* [GOAL]
Leave out any pictures and transcribe all other data below exactly.
------------------------------------------------------------
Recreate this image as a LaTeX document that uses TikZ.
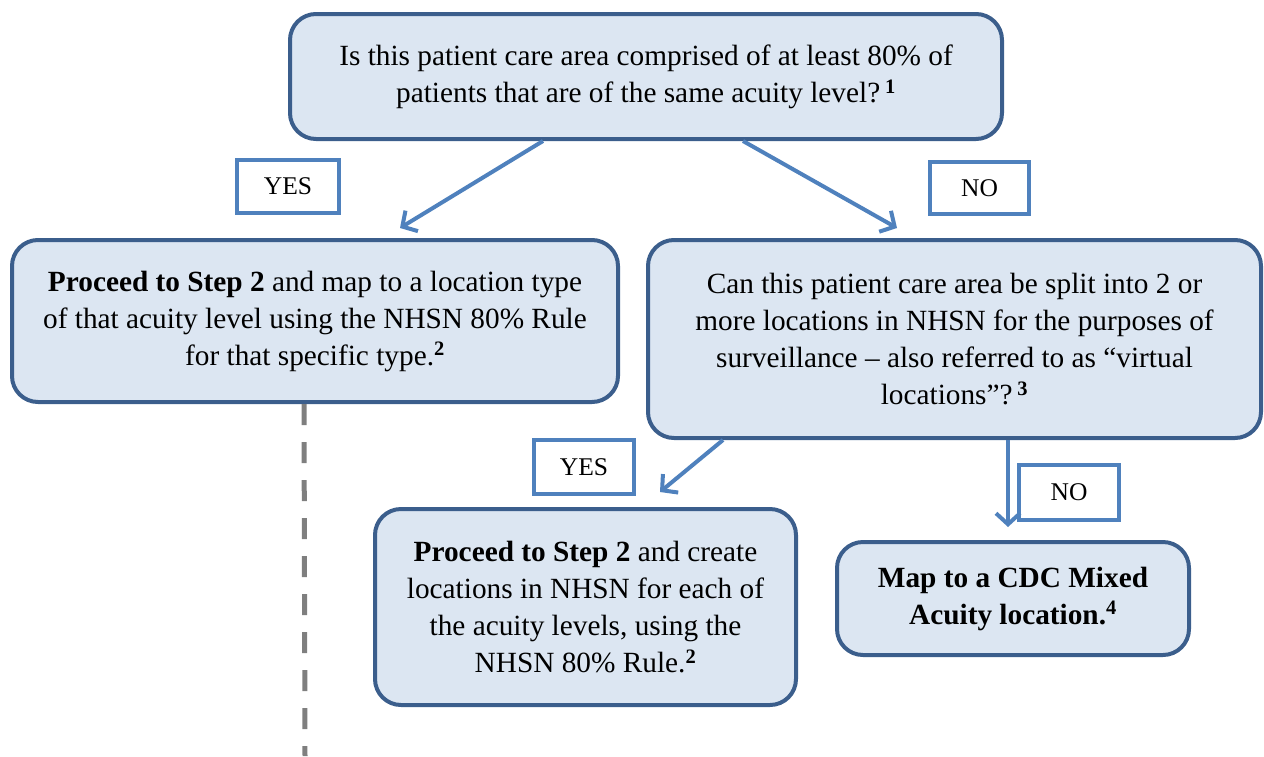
\documentclass[tikz,border=0pt]{standalone}
\usepackage{fontspec}
\setmainfont{Liberation Serif}
\usetikzlibrary{arrows.meta}
\definecolor{boxline}{HTML}{3B5E8C}
\definecolor{boxfill}{HTML}{DCE6F2}
\definecolor{lblline}{HTML}{4F81BD}
\definecolor{dashgray}{HTML}{7F7F7F}
\begin{document}
\begin{tikzpicture}[x=1pt,y=-1pt,
  box/.style={draw=boxline, fill=boxfill, line width=4pt, rounded corners=26pt, align=center, inner sep=0pt, font=\fontsize{29.3}{37}\selectfont},
  lbl/.style={draw=lblline, fill=white, line width=4pt, inner sep=0pt, font=\fontsize{25.5}{30}\selectfont},
  arr/.style={draw=lblline, line width=4pt, -{Straight Barb[length=11pt,width=24pt]}},
  dashln/.style={draw=dashgray, line width=5pt, dash pattern=on 21pt off 17pt}]
\useasboundingbox (0,0) rectangle (1264,756);
\node[box, minimum width=712pt, minimum height=125pt] (q1) at (646,76.5)
  {Is this patient care area comprised of at least 80\% of\\patients that are of the same acuity level?\,\textsuperscript{\textbf{1}}};
\node[box, minimum width=606pt, minimum height=162pt] (s2a) at (315,321)
  {\textbf{Proceed to Step 2} and map to a location type\\of that acuity level using the NHSN 80\% Rule\\for that specific type.\textsuperscript{\textbf{2}}};
\node[box, minimum width=613pt, minimum height=198pt] (q2) at (954.5,339)
  {Can this patient care area be split into 2 or\\more locations in NHSN for the purposes of\\surveillance – also referred to as “virtual\\locations”?\,\textsuperscript{\textbf{3}}};
\node[box, minimum width=421pt, minimum height=196pt] (s2b) at (585.5,607)
  {\textbf{Proceed to Step 2} and create\\locations in NHSN for each of\\the acuity levels, using the\\NHSN 80\% Rule.\textsuperscript{\textbf{2}}};
\node[box, minimum width=352pt, minimum height=113pt] (mix) at (1013,598.5)
  {\textbf{Map to a CDC Mixed}\\\textbf{Acuity location.}\textsuperscript{\textbf{4}}};
\node[lbl, minimum width=102pt, minimum height=53pt] (yes1) at (288,186.5) {YES};
\node[lbl, minimum width=99pt, minimum height=52pt] (no1) at (979.5,188) {NO};
\node[lbl, minimum width=100pt, minimum height=54pt] (yes2) at (584,467) {YES};
\node[lbl, minimum width=100pt, minimum height=55pt] (no2) at (1069,492.5) {NO};
\coordinate (dend) at (305,756);
\draw[dashln] ([xshift=-11pt]s2a.south) -- (dend);
\draw[arr] ([xshift=-103pt]q1.south) -- ([xshift=85pt,yshift=10pt]s2a.north);
\draw[arr] ([xshift=97pt]q1.south) -- ([xshift=-57.5pt,yshift=10pt]q2.north);
\draw[arr] ([xshift=-231.5pt]q2.south) -- ([xshift=74.5pt,yshift=15pt]s2b.north);
\draw[arr] ([xshift=53.5pt]q2.south) -- ([xshift=-5pt,yshift=13pt]mix.north);
\end{tikzpicture}
\end{document}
------------------------------------------------------------
* [RESPONSE BELOW]
Recreate this image as a LaTeX document that uses TikZ.
\documentclass[tikz,border=0pt]{standalone}
\usepackage{fontspec}
\setmainfont{Liberation Serif}
\usetikzlibrary{arrows.meta}
\definecolor{boxline}{HTML}{3B5E8C}
\definecolor{boxfill}{HTML}{DCE6F2}
\definecolor{lblline}{HTML}{4F81BD}
\definecolor{dashgray}{HTML}{7F7F7F}
\begin{document}
\begin{tikzpicture}[x=1pt,y=-1pt,
  box/.style={draw=boxline, fill=boxfill, line width=4pt, rounded corners=26pt, align=center, inner sep=0pt, font=\fontsize{29.3}{37}\selectfont},
  lbl/.style={draw=lblline, fill=white, line width=4pt, inner sep=0pt, font=\fontsize{25.5}{30}\selectfont},
  arr/.style={draw=lblline, line width=4pt, -{Straight Barb[length=11pt,width=24pt]}},
  dashln/.style={draw=dashgray, line width=5pt, dash pattern=on 21pt off 17pt}]
\useasboundingbox (0,0) rectangle (1264,756);
\node[box, minimum width=712pt, minimum height=125pt] (q1) at (646,76.5)
  {Is this patient care area comprised of at least 80\% of\\patients that are of the same acuity level?\,\textsuperscript{\textbf{1}}};
\node[box, minimum width=606pt, minimum height=162pt] (s2a) at (315,321)
  {\textbf{Proceed to Step 2} and map to a location type\\of that acuity level using the NHSN 80\% Rule\\for that specific type.\textsuperscript{\textbf{2}}};
\node[box, minimum width=613pt, minimum height=198pt] (q2) at (954.5,339)
  {Can this patient care area be split into 2 or\\more locations in NHSN for the purposes of\\surveillance – also referred to as “virtual\\locations”?\,\textsuperscript{\textbf{3}}};
\node[box, minimum width=421pt, minimum height=196pt] (s2b) at (585.5,607)
  {\textbf{Proceed to Step 2} and create\\locations in NHSN for each of\\the acuity levels, using the\\NHSN 80\% Rule.\textsuperscript{\textbf{2}}};
\node[box, minimum width=352pt, minimum height=113pt] (mix) at (1013,598.5)
  {\textbf{Map to a CDC Mixed}\\\textbf{Acuity location.}\textsuperscript{\textbf{4}}};
\node[lbl, minimum width=102pt, minimum height=53pt] (yes1) at (288,186.5) {YES};
\node[lbl, minimum width=99pt, minimum height=52pt] (no1) at (979.5,188) {NO};
\node[lbl, minimum width=100pt, minimum height=54pt] (yes2) at (584,467) {YES};
\node[lbl, minimum width=100pt, minimum height=55pt] (no2) at (1069,492.5) {NO};
\coordinate (dend) at (305,756);
\draw[dashln] ([xshift=-11pt]s2a.south) -- (dend);
\draw[arr] ([xshift=-103pt]q1.south) -- ([xshift=85pt,yshift=10pt]s2a.north);
\draw[arr] ([xshift=97pt]q1.south) -- ([xshift=-57.5pt,yshift=10pt]q2.north);
\draw[arr] ([xshift=-231.5pt]q2.south) -- ([xshift=74.5pt,yshift=15pt]s2b.north);
\draw[arr] ([xshift=53.5pt]q2.south) -- ([xshift=-5pt,yshift=13pt]mix.north);
\end{tikzpicture}
\end{document}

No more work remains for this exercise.